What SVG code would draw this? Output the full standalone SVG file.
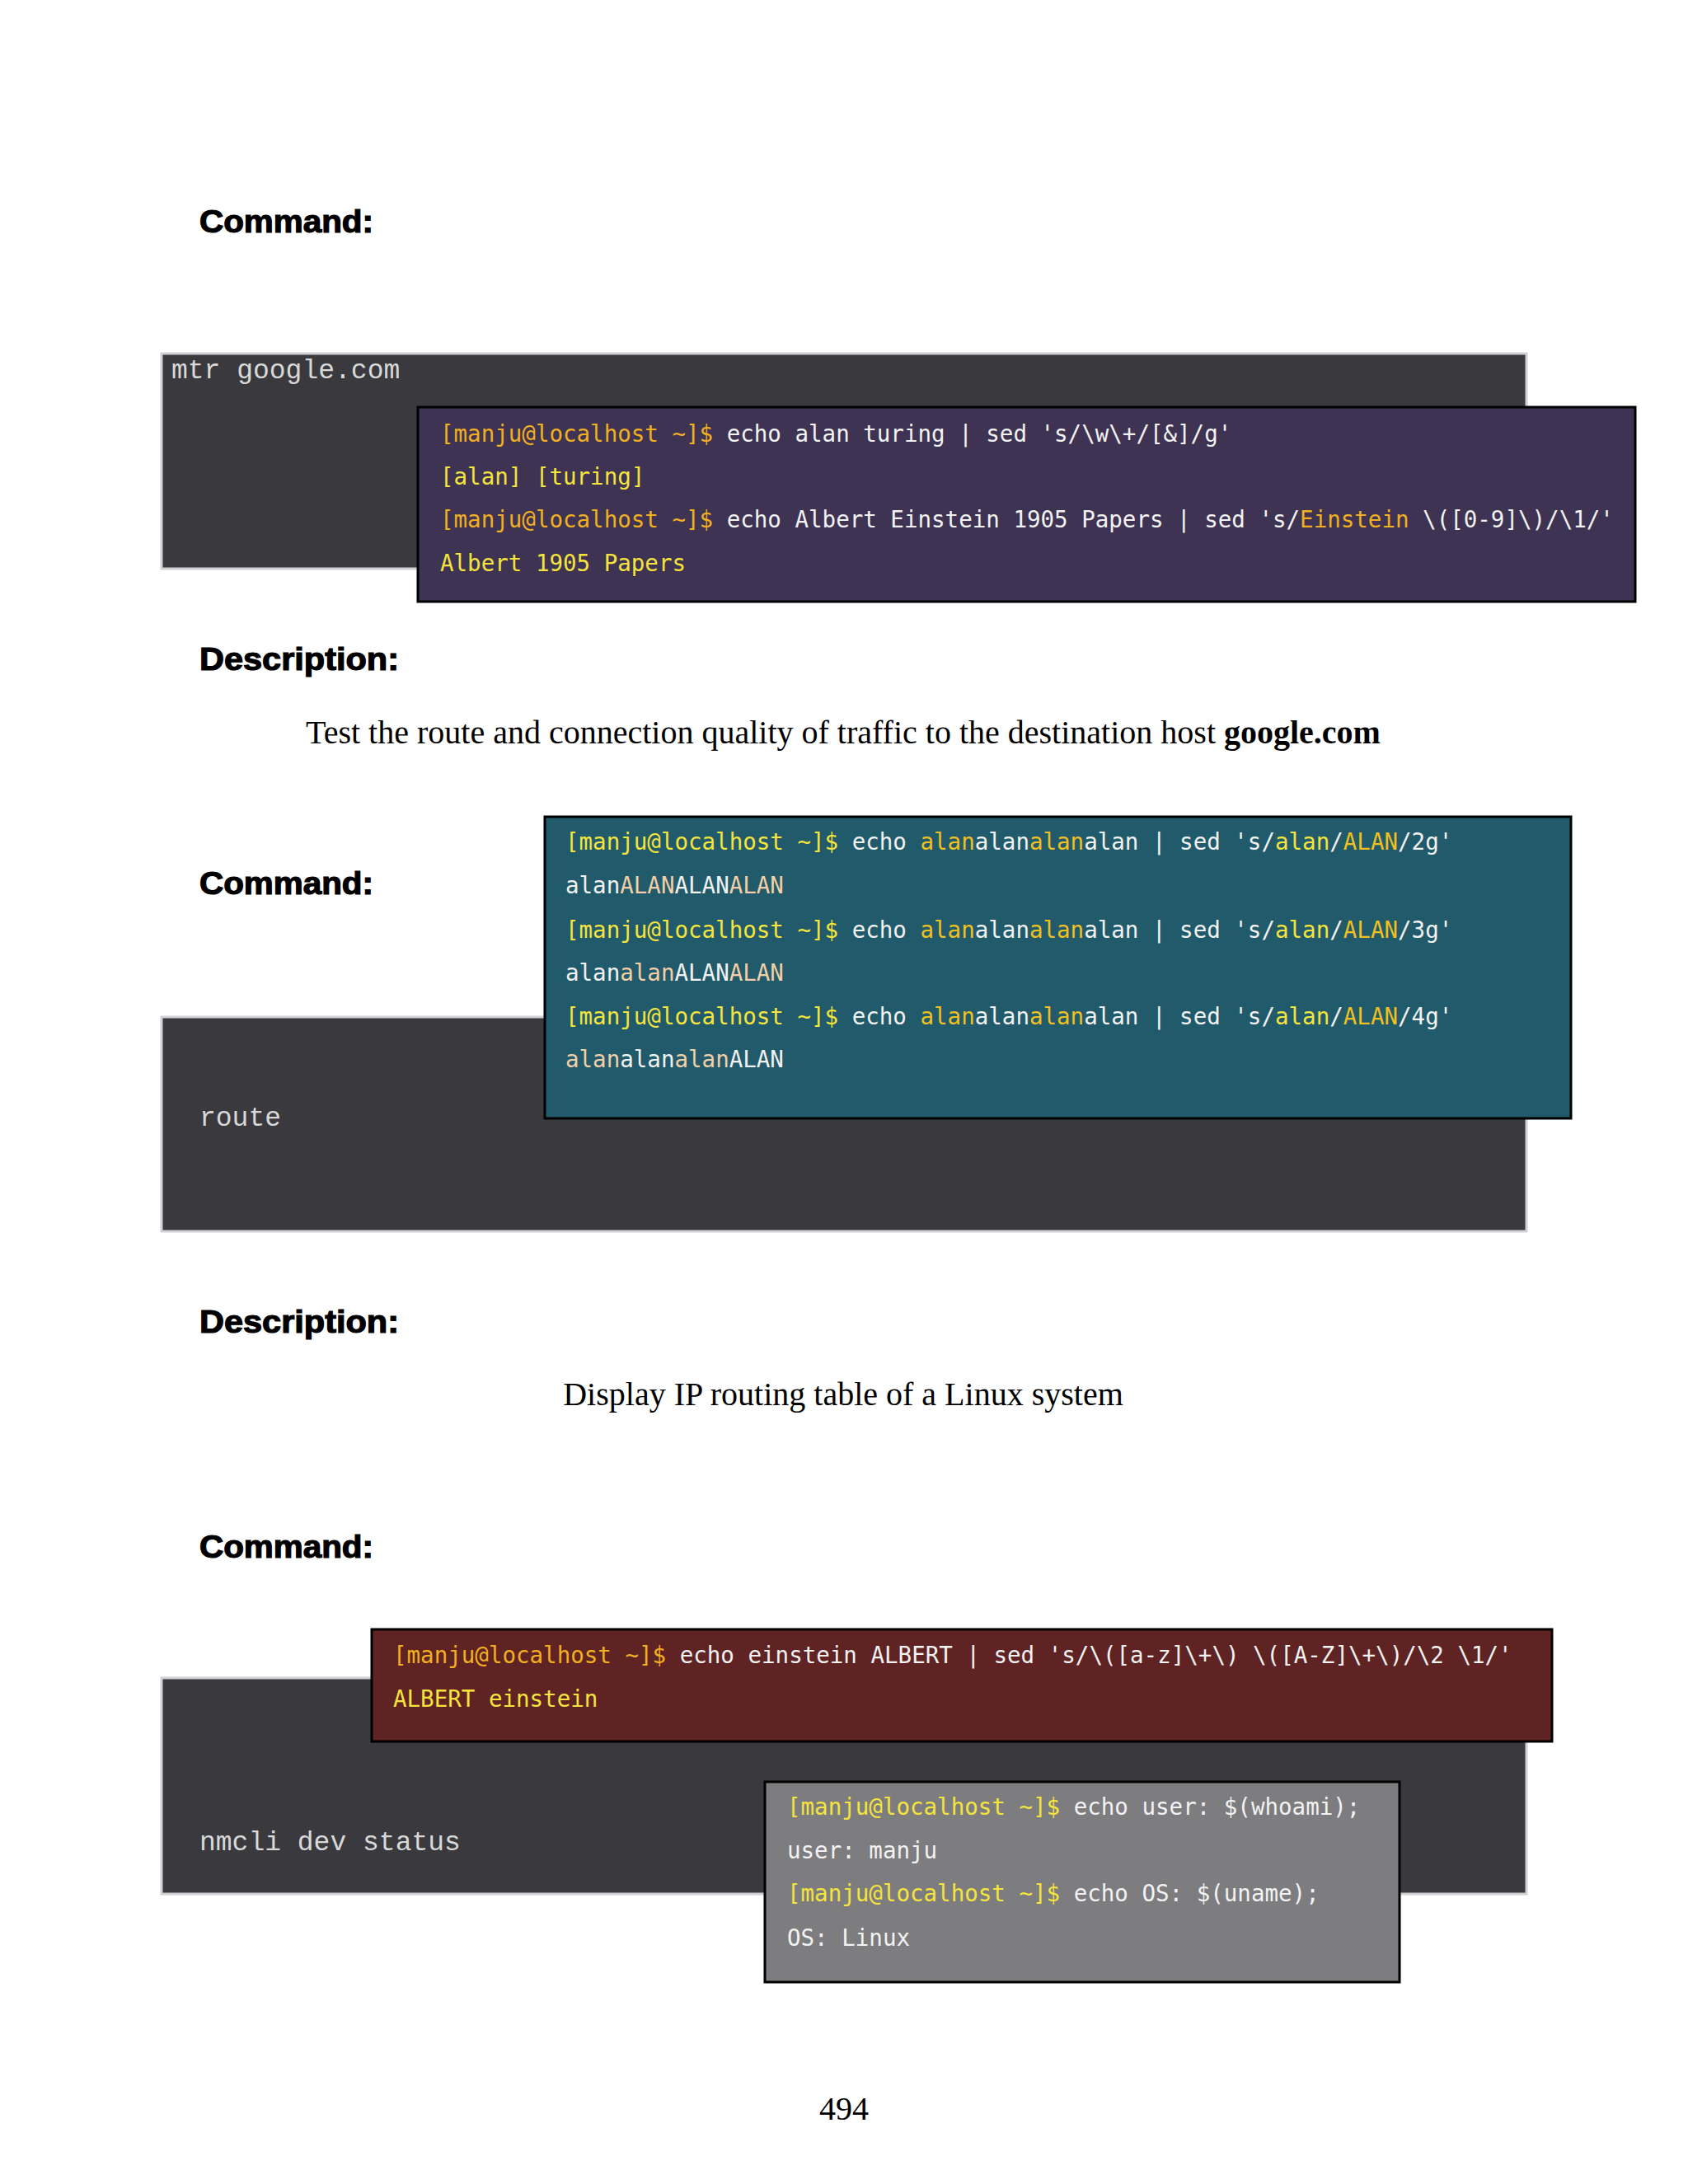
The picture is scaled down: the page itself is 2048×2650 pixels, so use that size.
<svg xmlns="http://www.w3.org/2000/svg" width="2048" height="2650" viewBox="0 0 2048 2650">
<style>
.h{font-family:"Liberation Sans",Arial,sans-serif;font-weight:900;font-size:38px;fill:#000;stroke:#000;stroke-width:1.2}
.d{font-family:"Liberation Serif","Times New Roman",serif;font-size:40px;fill:#000}
.dark{fill:#39393e;stroke:#d0d0d4;stroke-width:3}
.cmd{font-family:"Liberation Mono","Courier New",monospace;font-size:33px;fill:#d8d8d8}
.t{font-family:"DejaVu Sans Mono",monospace;font-size:27.5px;fill:#f2f2f2}
.term{stroke:#000;stroke-width:3}
.p{fill:#f0b020}.y{fill:#f5e43c}.o{fill:#f0c020}.tan{fill:#f2cfa6}
</style>
<rect width="2048" height="2650" fill="#fff"/>
<g id="sec1">
<text class="h" x="242" y="282" textLength="211" lengthAdjust="spacingAndGlyphs">Command:</text>
<rect class="dark" x="196" y="429" width="1656" height="261"/>
<text class="cmd" x="208" y="459">mtr google.com</text>
<g id="term1">
<rect class="term" x="507" y="494" width="1477" height="236" fill="#3e3352"/>
<text class="t" x="534" y="536"><tspan class="p">[manju@localhost ~]$</tspan> echo alan turing | sed 's/\w\+/[&amp;]/g'</text>
<text class="t y" x="534" y="588">[alan] [turing]</text>
<text class="t" x="534" y="640"><tspan class="p">[manju@localhost ~]$</tspan> echo Albert Einstein 1905 Papers | sed 's/<tspan class="p">Einstein</tspan> \([0-9]\)/\1/'</text>
<text class="t y" x="534" y="693">Albert 1905 Papers</text>
</g>
<text class="h" x="242" y="813" textLength="242" lengthAdjust="spacingAndGlyphs">Description:</text>
<text class="d" x="1023" y="902" text-anchor="middle">Test the route and connection quality of traffic to the destination host <tspan font-weight="bold">google.com</tspan></text>
</g>
<g id="sec2">
<text class="h" x="242" y="1085" textLength="211" lengthAdjust="spacingAndGlyphs">Command:</text>
<rect class="dark" x="196" y="1234" width="1656" height="260"/>
<text class="cmd" x="242" y="1366">route</text>
<g id="term2">
<rect class="term" x="661" y="991" width="1245" height="366" fill="#215a6a"/>
<text class="t" x="686" y="1031"><tspan class="y">[manju@localhost ~]$</tspan> echo <tspan class="o">alan</tspan>alan<tspan class="o">alan</tspan>alan | sed 's/<tspan class="y">alan</tspan>/<tspan class="o">ALAN</tspan>/2g'</text>
<text class="t" x="686" y="1084">alan<tspan class="tan">ALAN</tspan>ALAN<tspan class="tan">ALAN</tspan></text>
<text class="t" x="686" y="1138"><tspan class="y">[manju@localhost ~]$</tspan> echo <tspan class="o">alan</tspan>alan<tspan class="o">alan</tspan>alan | sed 's/<tspan class="y">alan</tspan>/<tspan class="o">ALAN</tspan>/3g'</text>
<text class="t" x="686" y="1190">alan<tspan class="tan">alan</tspan>ALAN<tspan class="tan">ALAN</tspan></text>
<text class="t" x="686" y="1243"><tspan class="y">[manju@localhost ~]$</tspan> echo <tspan class="o">alan</tspan>alan<tspan class="o">alan</tspan>alan | sed 's/<tspan class="y">alan</tspan>/<tspan class="o">ALAN</tspan>/4g'</text>
<text class="t" x="686" y="1295"><tspan class="tan">alan</tspan>alan<tspan class="tan">alan</tspan>ALAN</text>
</g>
<text class="h" x="242" y="1617" textLength="242" lengthAdjust="spacingAndGlyphs">Description:</text>
<text class="d" x="1023" y="1705" text-anchor="middle">Display IP routing table of a Linux system</text>
</g>
<g id="sec3">
<text class="h" x="242" y="1890" textLength="211" lengthAdjust="spacingAndGlyphs">Command:</text>
<rect class="dark" x="196" y="2036" width="1656" height="262"/>
<text class="cmd" x="242" y="2245">nmcli dev status</text>
<g id="term3">
<rect class="term" x="451" y="1977" width="1432" height="136" fill="#602324"/>
<text class="t" x="477" y="2018"><tspan class="p">[manju@localhost ~]$</tspan> echo einstein ALBERT | sed 's/\([a-z]\+\) \([A-Z]\+\)/\2 \1/'</text>
<text class="t y" x="477" y="2071">ALBERT einstein</text>
</g>
<g id="term4">
<rect class="term" x="928" y="2162" width="770" height="243" fill="#7d7d80"/>
<text class="t" x="955" y="2202"><tspan class="y">[manju@localhost ~]$</tspan> echo user: $(whoami);</text>
<text class="t" x="955" y="2255">user: manju</text>
<text class="t" x="955" y="2307"><tspan class="y">[manju@localhost ~]$</tspan> echo OS: $(uname);</text>
<text class="t" x="955" y="2361">OS: Linux</text>
</g>
</g>
<text class="d" x="1024" y="2572" text-anchor="middle">494</text>
</svg>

_____

PROBLEM TO SOLVE - From the listing above, pick out each line where the word "size" appears.

RESULT OF THE TASK -
The picture is scaled down: the page itself is 2048×2650 pixels, so use that size.
.h{font-family:"Liberation Sans",Arial,sans-serif;font-weight:900;font-size:38px;fill:#000;stroke:#000;stroke-width:1.2}
.d{font-family:"Liberation Serif","Times New Roman",serif;font-size:40px;fill:#000}
.cmd{font-family:"Liberation Mono","Courier New",monospace;font-size:33px;fill:#d8d8d8}
.t{font-family:"DejaVu Sans Mono",monospace;font-size:27.5px;fill:#f2f2f2}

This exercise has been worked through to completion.